◆ GIVEN INSTRUCTION
Repeat the lines below exactly as they appear, but leave out the images.

◆ STORED DATA
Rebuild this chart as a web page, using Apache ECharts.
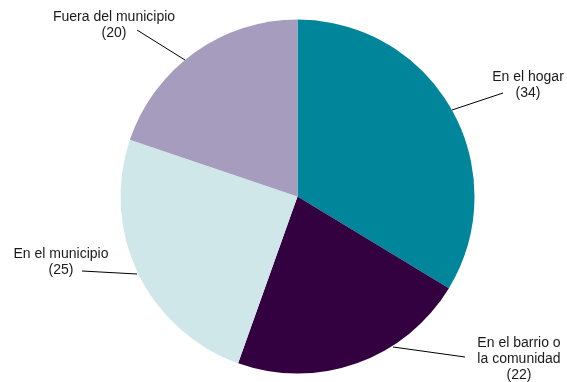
<!DOCTYPE html>
<html>
<head>
<meta charset="utf-8">
<script src="https://cdn.jsdelivr.net/npm/echarts@6/dist/echarts.min.js"></script>
<style>
  html, body { margin: 0; padding: 0; background: #fff; }
  #chart { width: 567px; height: 382px; }
</style>
</head>
<body>
<div id="chart"></div>
<script>
// datos del gráfico
var categories = ['En el hogar', 'En el barrio o\nla comunidad', 'En el municipio', 'Fuera del municipio'];
var values = [34, 22, 25, 20];
var colors = ['#00859B', '#330040', '#D0E7EA', '#A59CBE'];

// posición de cada etiqueta y su línea guía (centro del texto, inicio y fin de la línea)
var labelPos = {
    'En el hogar': { x: 528, y: 85, line: [[452, 110], [503, 93]] },
    'En el barrio o\nla comunidad': { x: 519, y: 359, line: [[393, 347], [465, 357]] },
    'En el municipio': { x: 61, y: 262, line: [[137, 274], [82, 271]] },
    'Fuera del municipio': { x: 114, y: 25, line: [[185, 60], [137, 30]] }
};

var pieData = categories.map(function (c, i) {
    return { name: c, value: values[i], itemStyle: { color: colors[i] } };
});

var chart = echarts.init(document.getElementById('chart'));
var option = {
    animation: false,
    backgroundColor: '#fff',
    series: [
        {
            type: 'pie',
            center: [297.5, 196.5],
            radius: 177,
            startAngle: 90,
            clockwise: true,
            data: pieData,
            itemStyle: { borderWidth: 0 },
            label: {
                show: true,
                formatter: '{b}\n({c})',
                fontFamily: 'Liberation Sans, Arial, sans-serif',
                fontSize: 14,
                lineHeight: 16,
                color: '#1a1a1a',
                align: 'center'
            },
            labelLine: {
                show: true,
                length: 10,
                length2: 0,
                lineStyle: { color: '#000', width: 1 }
            },
            labelLayout: function (params) {
                var p = labelPos[categories[params.dataIndex]];
                return {
                    x: p.x,
                    y: p.y,
                    align: 'center',
                    verticalAlign: 'middle',
                    labelLinePoints: p.line
                };
            },
            emphasis: { disabled: true }
        }
    ]
};
chart.setOption(option);
</script>
</body>
</html>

◆ WRITTEN ANSWER
Rebuild this chart as a web page, using Apache ECharts.
<!DOCTYPE html>
<html>
<head>
<meta charset="utf-8">
<script src="https://cdn.jsdelivr.net/npm/echarts@6/dist/echarts.min.js"></script>
<style>
  html, body { margin: 0; padding: 0; background: #fff; }
  #chart { width: 567px; height: 382px; }
</style>
</head>
<body>
<div id="chart"></div>
<script>
// datos del gráfico
var categories = ['En el hogar', 'En el barrio o\nla comunidad', 'En el municipio', 'Fuera del municipio'];
var values = [34, 22, 25, 20];
var colors = ['#00859B', '#330040', '#D0E7EA', '#A59CBE'];

// posición de cada etiqueta y su línea guía (centro del texto, inicio y fin de la línea)
var labelPos = {
    'En el hogar': { x: 528, y: 85, line: [[452, 110], [503, 93]] },
    'En el barrio o\nla comunidad': { x: 519, y: 359, line: [[393, 347], [465, 357]] },
    'En el municipio': { x: 61, y: 262, line: [[137, 274], [82, 271]] },
    'Fuera del municipio': { x: 114, y: 25, line: [[185, 60], [137, 30]] }
};

var pieData = categories.map(function (c, i) {
    return { name: c, value: values[i], itemStyle: { color: colors[i] } };
});

var chart = echarts.init(document.getElementById('chart'));
var option = {
    animation: false,
    backgroundColor: '#fff',
    series: [
        {
            type: 'pie',
            center: [297.5, 196.5],
            radius: 177,
            startAngle: 90,
            clockwise: true,
            data: pieData,
            itemStyle: { borderWidth: 0 },
            label: {
                show: true,
                formatter: '{b}\n({c})',
                fontFamily: 'Liberation Sans, Arial, sans-serif',
                fontSize: 14,
                lineHeight: 16,
                color: '#1a1a1a',
                align: 'center'
            },
            labelLine: {
                show: true,
                length: 10,
                length2: 0,
                lineStyle: { color: '#000', width: 1 }
            },
            labelLayout: function (params) {
                var p = labelPos[categories[params.dataIndex]];
                return {
                    x: p.x,
                    y: p.y,
                    align: 'center',
                    verticalAlign: 'middle',
                    labelLinePoints: p.line
                };
            },
            emphasis: { disabled: true }
        }
    ]
};
chart.setOption(option);
</script>
</body>
</html>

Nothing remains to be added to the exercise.